What you do not need: heavy winter coats. Even Berkeley and SFSU rarely see temperatures below 40°F. A jacket-and-sweater combination handles most winter conditions.
Climate Change and the Bay Area
The longer-term environmental story of the Bay Area in the 21st century includes sea-level rise (the San Francisco Bay Conservation and Development Commission projects measurable shoreline change over the coming decades), wildfire intensity, drought cycles, and the health implications of summer wildfire smoke. Universities and city governments increasingly factor these into their facilities planning. International students who will study and live in the region for four years will encounter these issues directly: an evacuation drill during fire season, a campus air-quality alert in September, a winter rainstorm that drops two inches in 24 hours.

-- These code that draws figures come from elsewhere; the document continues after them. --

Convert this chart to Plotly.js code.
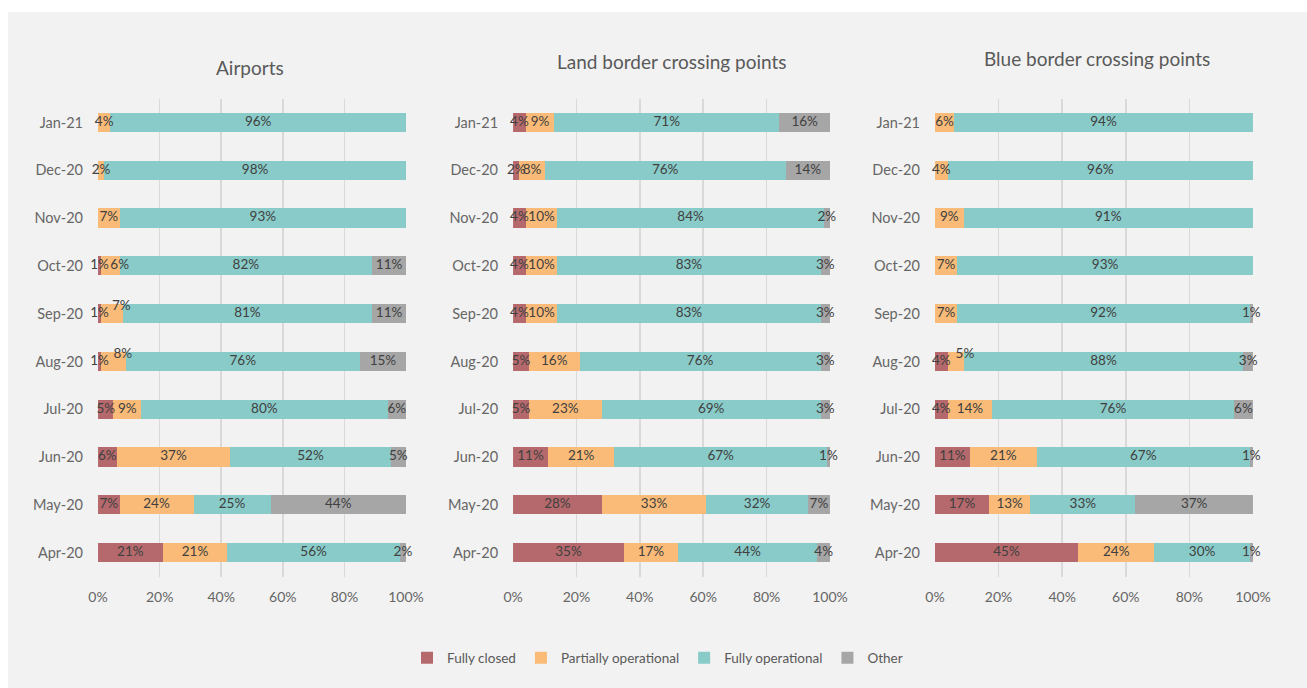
<!DOCTYPE html>
<html><head><meta charset="utf-8">
<script src="https://cdn.plot.ly/plotly-3.0.1.min.js"></script>
<style>html,body{margin:0;padding:0;background:#ffffff;} #chart{position:absolute;left:8px;top:12px;width:1299px;height:676px;}</style>
</head><body><div id="chart"></div>
<script>
const months = ['Apr-20','May-20','Jun-20','Jul-20','Aug-20','Sep-20','Oct-20','Nov-20','Dec-20','Jan-21'];
const seriesNames = ['Fully closed','Partially operational','Fully operational','Other'];
const panelTitles = ['Airports','Land border crossing points','Blue border crossing points'];
const tickValues = [0,20,40,60,80,100];
const tickLabels = ['0%','20%','40%','60%','80%','100%'];

// Airports (%)
const airportsClosed      = [21, 7, 6, 5, 1, 1, 1, 0, 0, 0];
const airportsPartial     = [21,24,37, 9, 8, 7, 6, 7, 2, 4];
const airportsOperational = [56,25,52,80,76,81,82,93,98,96];
const airportsOther       = [ 2,44, 5, 6,15,11,11, 0, 0, 0];
// Land border crossing points (%)
const landClosed      = [35,28,11, 5, 5, 4, 4, 4, 2, 4];
const landPartial     = [17,33,21,23,16,10,10,10, 8, 9];
const landOperational = [44,32,67,69,76,83,83,84,76,71];
const landOther       = [ 4, 7, 1, 3, 3, 3, 3, 2,14,16];
// Blue border crossing points (%)
const blueClosed      = [45,17,11, 4, 4, 0, 0, 0, 0, 0];
const bluePartial     = [24,13,21,14, 5, 7, 7, 9, 4, 6];
const blueOperational = [30,33,67,76,88,92,93,91,96,94];
const blueOther       = [ 1,37, 1, 6, 3, 1, 0, 0, 0, 0];

const panels = [
  [airportsClosed, airportsPartial, airportsOperational, airportsOther],
  [landClosed, landPartial, landOperational, landOther],
  [blueClosed, bluePartial, blueOperational, blueOther]
];

// style
const colors = ['#b6696c','#f9bb77','#89cbc8','#a6a6a6'];
// label placement tweaks (panel, series, month, textposition) mimicking the original's collision handling
const labelPlacement = [
  [0,1,'Aug-20','top right'],
  [0,1,'Sep-20','top right'],
  [0,1,'Oct-20','middle right'],
  [2,1,'Aug-20','top right']
];
const FONT = 'Lato, "Open Sans", sans-serif';
const xDomains = [[0.0693,0.3064],[0.3888,0.6328],[0.7136,0.9584]];
const yDomain = [0.1649,0.8720];
const titlePos = [[0.1863,0.9172],[0.5112,0.9275],[0.8383,0.9305]];

const traces = [];
const layout = {
  paper_bgcolor:'#f2f2f2', plot_bgcolor:'rgba(0,0,0,0)',
  margin:{l:0,r:0,t:0,b:0}, barmode:'stack', bargap:0.6,
  font:{family:FONT, color:'#595959', size:13},
  showlegend:true,
  legend:{orientation:'h', x:0.5, xanchor:'center', y:0.0444, yanchor:'middle',
          font:{family:FONT, size:13.5, color:'#595959'}, traceorder:'normal', itemwidth:30},
  annotations:[], width:1299, height:676
};

panels.forEach((series, p) => {
  const xa = p === 0 ? 'x' : 'x' + (p+1);
  const ya = p === 0 ? 'y' : 'y' + (p+1);
  const cum = months.map(() => 0);
  series.forEach((vals, s) => {
    traces.push({
      type:'bar', orientation:'h', x:vals, y:months, name:seriesNames[s],
      marker:{color:colors[s], line:{width:0}}, xaxis:xa, yaxis:ya,
      showlegend:p === 0, legendgroup:seriesNames[s], hoverinfo:'x+y+name'
    });
    const mids = vals.map((v,i) => cum[i] + v/2);
    const texts = vals.map(v => v > 0 ? v + '%' : '');
    const pos = months.map(m => {
      const hit = labelPlacement.find(l => l[0]===p && l[1]===s && l[2]===m);
      return hit ? hit[3] : 'middle center';
    });
    traces.push({
      type:'scatter', mode:'text', x:mids, y:months, text:texts, textposition:pos,
      textfont:{family:FONT, size:13.5, color:'#404040'}, xaxis:xa, yaxis:ya,
      showlegend:false, hoverinfo:'skip', cliponaxis:false
    });
    vals.forEach((v,i) => cum[i] += v);
  });
  const xkey = p === 0 ? 'xaxis' : 'xaxis' + (p+1);
  const ykey = p === 0 ? 'yaxis' : 'yaxis' + (p+1);
  layout[xkey] = {
    domain:xDomains[p], anchor:ya, range:[0,100], tickmode:'array', tickvals:tickValues, ticktext:tickLabels,
    showgrid:true, gridcolor:'#d9d9d9', gridwidth:1.5, zeroline:false, showline:false,
    ticks:'', ticklabelstandoff:10, tickfont:{family:FONT, size:14, color:'#666666'}, fixedrange:true
  };
  layout[ykey] = {
    domain:yDomain, anchor:xa, type:'category', categoryorder:'array', categoryarray:months,
    showgrid:false, zeroline:false, showline:false, ticks:'', ticklabelstandoff:14,
    tickfont:{family:FONT, size:14.5, color:'#666666'}, fixedrange:true
  };
  layout.annotations.push({
    text:panelTitles[p], xref:'paper', yref:'paper', x:titlePos[p][0], y:titlePos[p][1],
    xanchor:'center', yanchor:'middle', showarrow:false,
    font:{family:FONT, size:19, color:'#595959'}
  });
});

Plotly.newPlot('chart', traces, layout, {displayModeBar:false, staticPlot:true});
</script></body></html>
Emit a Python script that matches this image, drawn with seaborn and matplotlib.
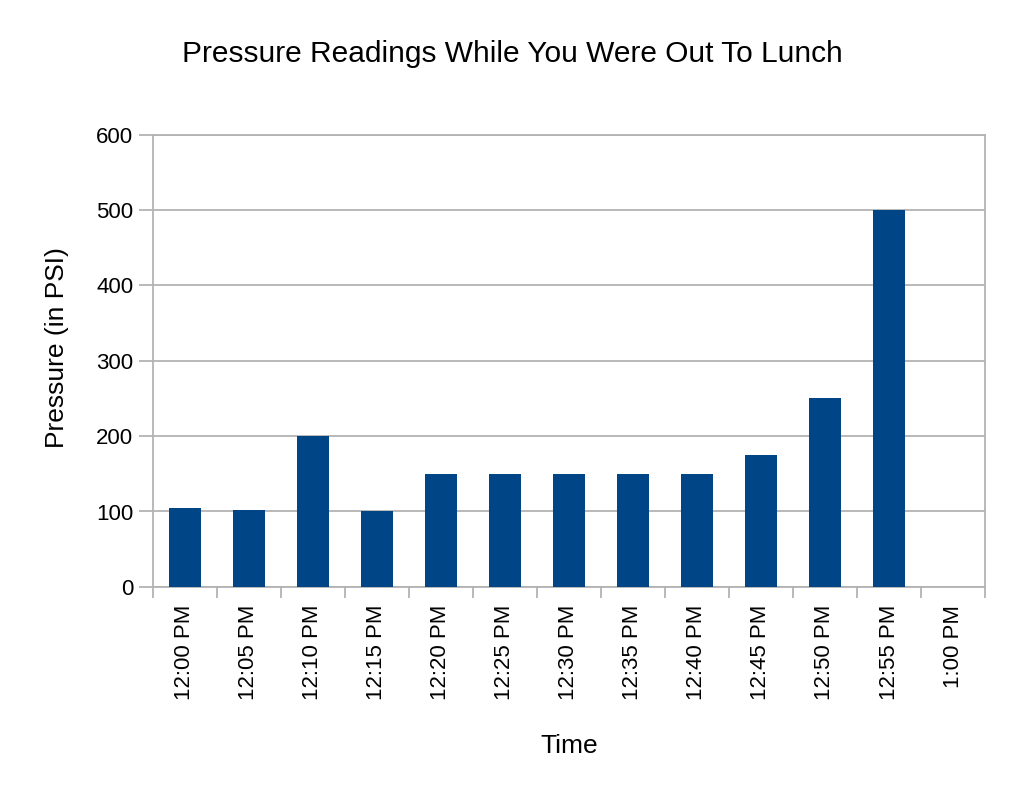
import numpy as np
import pandas as pd
import matplotlib
matplotlib.use('Agg')
import matplotlib.pyplot as plt
import seaborn as sns

# Readings taken every five minutes
times = ['12:00 PM', '12:05 PM', '12:10 PM', '12:15 PM', '12:20 PM',
         '12:25 PM', '12:30 PM', '12:35 PM', '12:40 PM', '12:45 PM',
         '12:50 PM', '12:55 PM', '1:00 PM']
pressure = [104, 102, 200, 101, 150, 150, 150, 150, 150, 175, 250, 500,
            np.nan]
y_ticks = [0, 100, 200, 300, 400, 500, 600]

df = pd.DataFrame({'Time': times, 'Pressure': pressure})

sns.set_style('white')
plt.rcParams['font.family'] = ['Liberation Sans', 'DejaVu Sans']
plt.rcParams['text.color'] = 'black'
plt.rcParams['axes.labelcolor'] = 'black'
plt.rcParams['xtick.color'] = 'black'
plt.rcParams['ytick.color'] = 'black'

grey = '#b3b3b3'
fig = plt.figure(figsize=(10.24, 7.92), dpi=100)
ax = fig.add_axes([0.149, 0.259, 0.813, 0.571])

sns.barplot(data=df, x='Time', y='Pressure', color='#004586', width=0.5,
            saturation=1, linewidth=0, ax=ax, zorder=3)

ax.set_xlim(-0.5, len(times) - 0.5)
ax.set_ylim(0, 600)
ax.set_yticks(y_ticks)
ax.yaxis.grid(True, color=grey, linewidth=1.3, zorder=0)
ax.set_axisbelow(True)
for s in ax.spines.values():
    s.set_color(grey)
    s.set_linewidth(1.3)

# ticks sit between the categories on x
ax.set_xticks(np.arange(len(times)))
ax.set_xticklabels(times, rotation=90, fontsize=16)
ax.set_xticks(np.arange(len(times) + 1) - 0.5, minor=True)
ax.tick_params(axis='x', which='major', length=0, pad=13, bottom=True)
ax.tick_params(axis='x', which='minor', length=8, width=1.3, color=grey,
               bottom=True)
ax.tick_params(axis='y', length=10, width=1.3, color=grey, labelcolor='black',
               labelsize=16, pad=4, left=True)

ax.set_xlabel('Time', fontsize=19, labelpad=24)
ax.set_ylabel('Pressure (in PSI)', fontsize=19)
ax.yaxis.set_label_coords(-0.1, 0.53)
fig.suptitle('Pressure Readings While You Were Out To Lunch', fontsize=21.5,
             y=0.95)

fig.savefig('out.png', dpi=100, facecolor='white')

The environmental complexity is part of the texture of life in the Bay Area. The fog at Ocean Beach in July, the 90°F heat in Walnut Creek the same afternoon, the redwood drip in Muir Woods, the muted shake of a magnitude 3.2 earthquake at 4 AM, the orange smoke of a distant fire in October — these are everyday encounters with a region that is, environmentally, more layered than most American cities. Understanding the system before arriving helps make sense of the daily weather, the outdoor weekends, and the ways the region's universities and neighborhoods have organized themselves around the landscape.